The courage and conviction of those marchers resulted in the enactment of the landmark Voting Rights Act of 1965, signed into law by President Lyndon B. Johnson five months later.
It rained as we drove toward Selma from Montgomery. We approached from the east side and parked. The rain turned into a drenching downpour. It seemed apropos, adding to the heaviness I felt. At the foot of the bridge near a bend in the Alabama River is a memorial to those who had been instrumental in starting the Voting Rights Movement. We were approached there by a friendly man who, for a small gratuity, filled us in on some of the lesser known history.
Despite the rain I was intent on walking across. The bridge traffic was light. I walked on the north sidewalk, the same side as the marchers but in the opposite direction. It just happened that way. Reflecting back on it, I walked in the direction that the bloodied marchers were sent hobbling back into Selma after being clubbed and beaten.

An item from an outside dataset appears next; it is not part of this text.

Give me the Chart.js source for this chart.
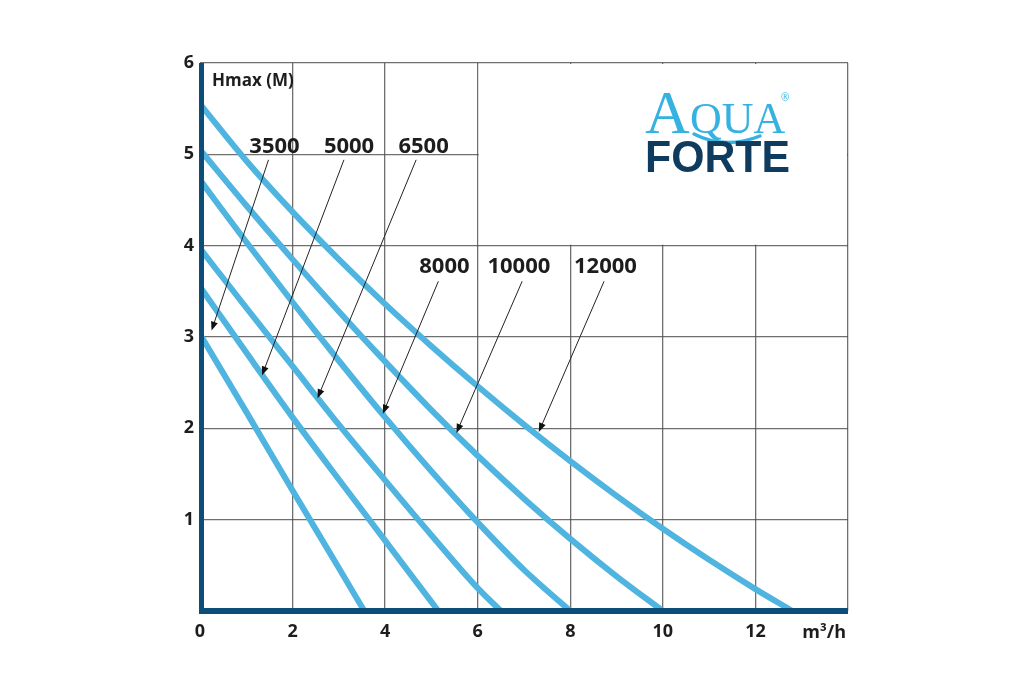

Susan met me on the other side and parked the car. We walked down Broad Street. We had coffee at the popular but low tech “Coffee Shoppe”.
On the west side of the bridge, at the foot of the main street is the National Voting Rights Museum. Check it out.
There, we learned how television network news coverage touched the nation. President Johnson ordered federal troops to protect Dr. King, John Lewis and thousands of others as they marched the 50 miles to the steps of the Alabama State Capitol Building in Montgomery. Governor George Wallace refused to meet with Dr. King or personally accept a petition that demanded expanded voting rights.
As I write this, in early June, 2020, we are in Day 10 of demonstrations and protest marches in multiple cities and towns across the country (and the world) in response to police brutality levied against people of color, sparked by the murder of George Floyd by Minneapolis police officers. Most protestors were wearing facemasks to protect against infecting fellow protesters with Coronavirus COVID-19.
Seeing the televised images of the heavy handedness of some local police officers at the expense of peaceful demonstrators (including in Lafayette Park on the north side of the White House) I am reminded of Bloody Sunday and that systemic racism, tragically, rages on.